What you should do - Set out each line from the following listing that includes the word "chart".

─── Dataset records ───

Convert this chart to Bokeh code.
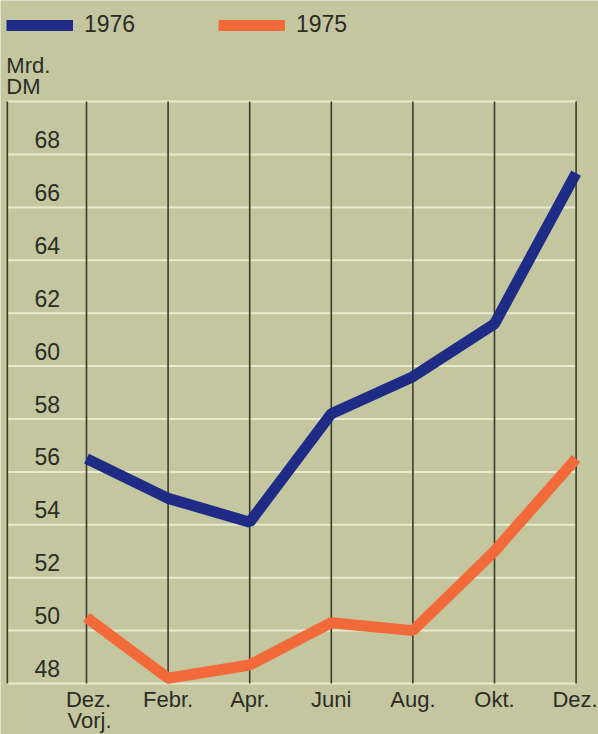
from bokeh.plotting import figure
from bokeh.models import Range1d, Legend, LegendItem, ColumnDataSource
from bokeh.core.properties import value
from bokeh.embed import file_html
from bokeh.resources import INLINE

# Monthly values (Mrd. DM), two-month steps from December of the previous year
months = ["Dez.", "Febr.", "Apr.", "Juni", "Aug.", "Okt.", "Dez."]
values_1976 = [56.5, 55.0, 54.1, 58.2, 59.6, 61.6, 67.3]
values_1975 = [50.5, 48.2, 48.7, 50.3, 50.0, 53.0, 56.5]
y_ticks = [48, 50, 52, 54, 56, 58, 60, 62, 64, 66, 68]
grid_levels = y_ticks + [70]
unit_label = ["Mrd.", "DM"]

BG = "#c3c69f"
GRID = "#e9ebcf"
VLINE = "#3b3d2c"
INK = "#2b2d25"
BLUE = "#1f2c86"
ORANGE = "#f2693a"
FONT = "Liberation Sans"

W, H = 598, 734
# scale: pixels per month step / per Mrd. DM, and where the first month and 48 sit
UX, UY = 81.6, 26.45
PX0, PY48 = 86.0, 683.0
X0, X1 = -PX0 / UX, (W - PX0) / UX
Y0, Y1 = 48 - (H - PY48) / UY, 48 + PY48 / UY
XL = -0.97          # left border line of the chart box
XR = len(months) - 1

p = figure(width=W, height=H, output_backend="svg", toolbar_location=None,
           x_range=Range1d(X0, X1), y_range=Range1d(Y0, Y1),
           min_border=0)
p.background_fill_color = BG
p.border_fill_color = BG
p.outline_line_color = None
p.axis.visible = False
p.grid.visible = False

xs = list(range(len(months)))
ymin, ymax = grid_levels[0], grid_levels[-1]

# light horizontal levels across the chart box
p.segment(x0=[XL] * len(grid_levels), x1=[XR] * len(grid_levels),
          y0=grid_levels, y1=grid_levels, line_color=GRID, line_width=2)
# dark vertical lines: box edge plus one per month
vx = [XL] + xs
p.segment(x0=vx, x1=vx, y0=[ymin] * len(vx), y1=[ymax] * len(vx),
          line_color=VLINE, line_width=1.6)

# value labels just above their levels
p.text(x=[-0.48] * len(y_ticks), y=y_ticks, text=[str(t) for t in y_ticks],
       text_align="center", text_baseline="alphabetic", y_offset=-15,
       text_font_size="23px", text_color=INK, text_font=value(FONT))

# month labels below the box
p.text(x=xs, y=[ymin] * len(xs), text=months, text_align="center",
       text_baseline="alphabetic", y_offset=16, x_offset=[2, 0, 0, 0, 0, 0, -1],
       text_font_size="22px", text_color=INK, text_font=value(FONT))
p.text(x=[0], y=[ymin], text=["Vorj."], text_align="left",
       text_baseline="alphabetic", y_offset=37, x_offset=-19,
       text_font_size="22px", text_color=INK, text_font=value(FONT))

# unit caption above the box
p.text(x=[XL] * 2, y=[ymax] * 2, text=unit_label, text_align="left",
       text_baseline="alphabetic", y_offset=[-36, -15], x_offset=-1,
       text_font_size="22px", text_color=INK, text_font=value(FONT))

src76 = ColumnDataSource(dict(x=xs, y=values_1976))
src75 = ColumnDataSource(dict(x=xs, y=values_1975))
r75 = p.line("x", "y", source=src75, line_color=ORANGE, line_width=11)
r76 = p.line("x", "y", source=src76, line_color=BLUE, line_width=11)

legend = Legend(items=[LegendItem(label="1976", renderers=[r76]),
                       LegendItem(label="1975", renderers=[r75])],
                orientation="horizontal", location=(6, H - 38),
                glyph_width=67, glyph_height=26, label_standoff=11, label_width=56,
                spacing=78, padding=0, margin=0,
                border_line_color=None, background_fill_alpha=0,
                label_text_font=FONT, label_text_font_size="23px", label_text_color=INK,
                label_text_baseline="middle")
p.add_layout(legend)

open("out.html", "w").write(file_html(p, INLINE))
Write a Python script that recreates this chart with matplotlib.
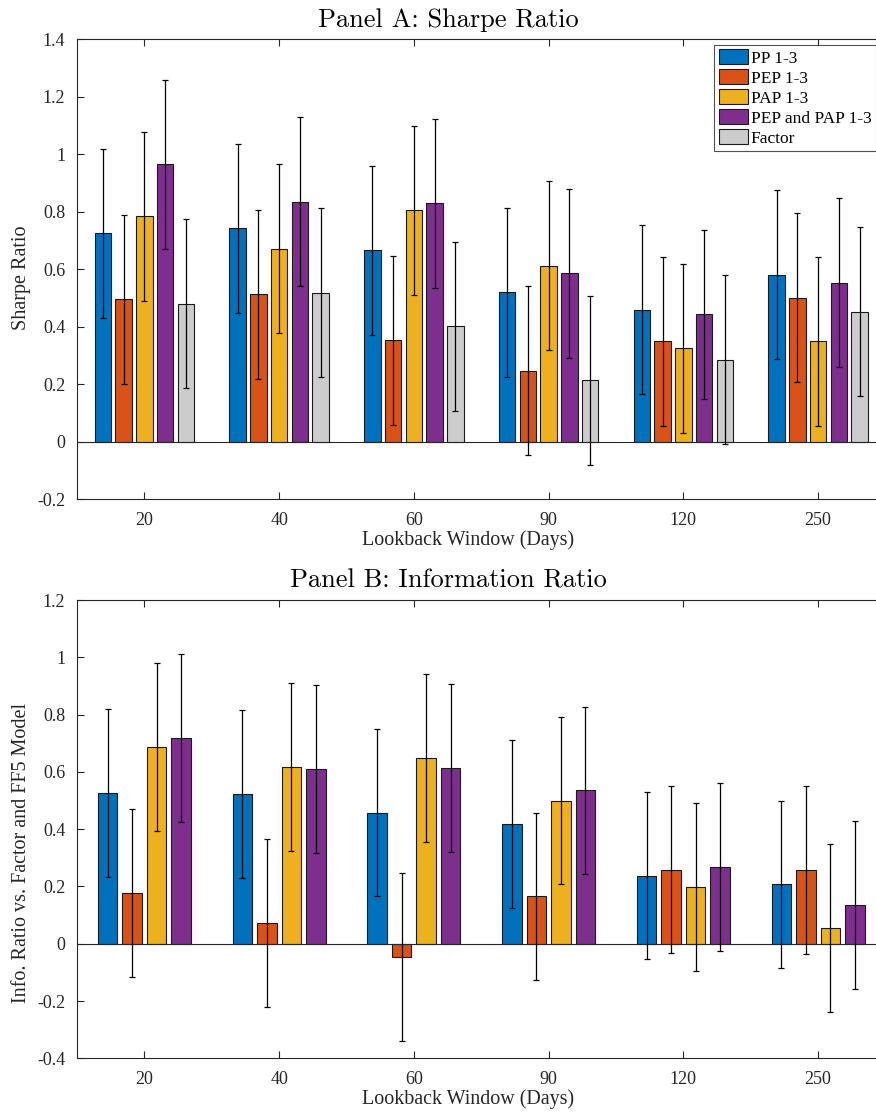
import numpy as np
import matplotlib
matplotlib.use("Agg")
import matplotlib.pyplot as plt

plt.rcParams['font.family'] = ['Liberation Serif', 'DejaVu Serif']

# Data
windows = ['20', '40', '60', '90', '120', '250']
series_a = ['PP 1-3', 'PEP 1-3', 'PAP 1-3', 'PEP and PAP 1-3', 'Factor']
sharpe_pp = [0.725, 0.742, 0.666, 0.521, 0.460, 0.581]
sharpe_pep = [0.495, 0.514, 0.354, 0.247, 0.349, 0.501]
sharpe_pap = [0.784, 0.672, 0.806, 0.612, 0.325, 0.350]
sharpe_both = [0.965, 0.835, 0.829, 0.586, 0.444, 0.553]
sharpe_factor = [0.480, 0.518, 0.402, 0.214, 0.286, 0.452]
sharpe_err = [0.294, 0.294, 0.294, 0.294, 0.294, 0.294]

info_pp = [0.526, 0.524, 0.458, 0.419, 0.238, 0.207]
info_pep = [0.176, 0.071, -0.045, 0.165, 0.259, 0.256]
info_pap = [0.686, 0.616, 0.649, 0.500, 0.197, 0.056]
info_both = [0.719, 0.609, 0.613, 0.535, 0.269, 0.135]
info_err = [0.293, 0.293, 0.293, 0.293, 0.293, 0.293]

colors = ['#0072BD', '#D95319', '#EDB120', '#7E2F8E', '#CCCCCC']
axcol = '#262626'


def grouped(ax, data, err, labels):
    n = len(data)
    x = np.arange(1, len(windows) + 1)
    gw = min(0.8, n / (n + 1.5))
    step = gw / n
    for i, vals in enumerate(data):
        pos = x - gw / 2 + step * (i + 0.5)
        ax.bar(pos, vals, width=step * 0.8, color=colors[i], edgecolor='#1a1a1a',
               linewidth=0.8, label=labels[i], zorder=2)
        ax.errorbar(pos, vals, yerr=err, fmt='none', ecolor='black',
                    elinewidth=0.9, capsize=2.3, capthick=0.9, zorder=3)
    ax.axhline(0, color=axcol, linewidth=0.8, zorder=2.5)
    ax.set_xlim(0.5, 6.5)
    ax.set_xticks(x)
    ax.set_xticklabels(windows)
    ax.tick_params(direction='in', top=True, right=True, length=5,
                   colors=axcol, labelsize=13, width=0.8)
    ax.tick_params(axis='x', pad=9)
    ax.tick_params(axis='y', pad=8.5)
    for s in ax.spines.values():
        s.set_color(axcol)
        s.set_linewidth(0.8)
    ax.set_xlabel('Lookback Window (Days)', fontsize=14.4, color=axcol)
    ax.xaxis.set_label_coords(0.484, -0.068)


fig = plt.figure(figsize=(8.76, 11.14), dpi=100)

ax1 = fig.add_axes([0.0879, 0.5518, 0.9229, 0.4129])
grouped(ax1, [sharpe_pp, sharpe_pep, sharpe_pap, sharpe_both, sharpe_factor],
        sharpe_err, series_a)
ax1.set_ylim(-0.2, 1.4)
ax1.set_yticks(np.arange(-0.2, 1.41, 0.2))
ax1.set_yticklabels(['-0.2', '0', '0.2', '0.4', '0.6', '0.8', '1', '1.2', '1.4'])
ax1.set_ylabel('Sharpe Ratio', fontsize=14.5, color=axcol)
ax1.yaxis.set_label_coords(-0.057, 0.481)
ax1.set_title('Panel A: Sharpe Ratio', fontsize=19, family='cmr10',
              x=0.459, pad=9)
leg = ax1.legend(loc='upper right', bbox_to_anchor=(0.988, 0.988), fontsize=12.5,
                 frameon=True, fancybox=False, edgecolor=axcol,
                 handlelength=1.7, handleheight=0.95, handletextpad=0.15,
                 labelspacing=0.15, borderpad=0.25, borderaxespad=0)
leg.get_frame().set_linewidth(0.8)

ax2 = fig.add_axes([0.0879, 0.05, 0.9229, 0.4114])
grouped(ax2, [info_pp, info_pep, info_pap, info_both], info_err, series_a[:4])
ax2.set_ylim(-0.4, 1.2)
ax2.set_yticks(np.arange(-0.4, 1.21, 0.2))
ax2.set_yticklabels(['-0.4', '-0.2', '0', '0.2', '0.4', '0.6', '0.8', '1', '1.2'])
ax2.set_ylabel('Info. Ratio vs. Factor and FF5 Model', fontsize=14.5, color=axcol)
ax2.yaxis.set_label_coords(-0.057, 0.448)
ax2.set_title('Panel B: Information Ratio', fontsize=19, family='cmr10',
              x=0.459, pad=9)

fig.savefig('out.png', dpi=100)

───

Solution for this exercise -
Convert this chart to Bokeh code.
XL = -0.97          # left border line of the chart box
# light horizontal levels across the chart box
Write a Python script that recreates this chart with matplotlib.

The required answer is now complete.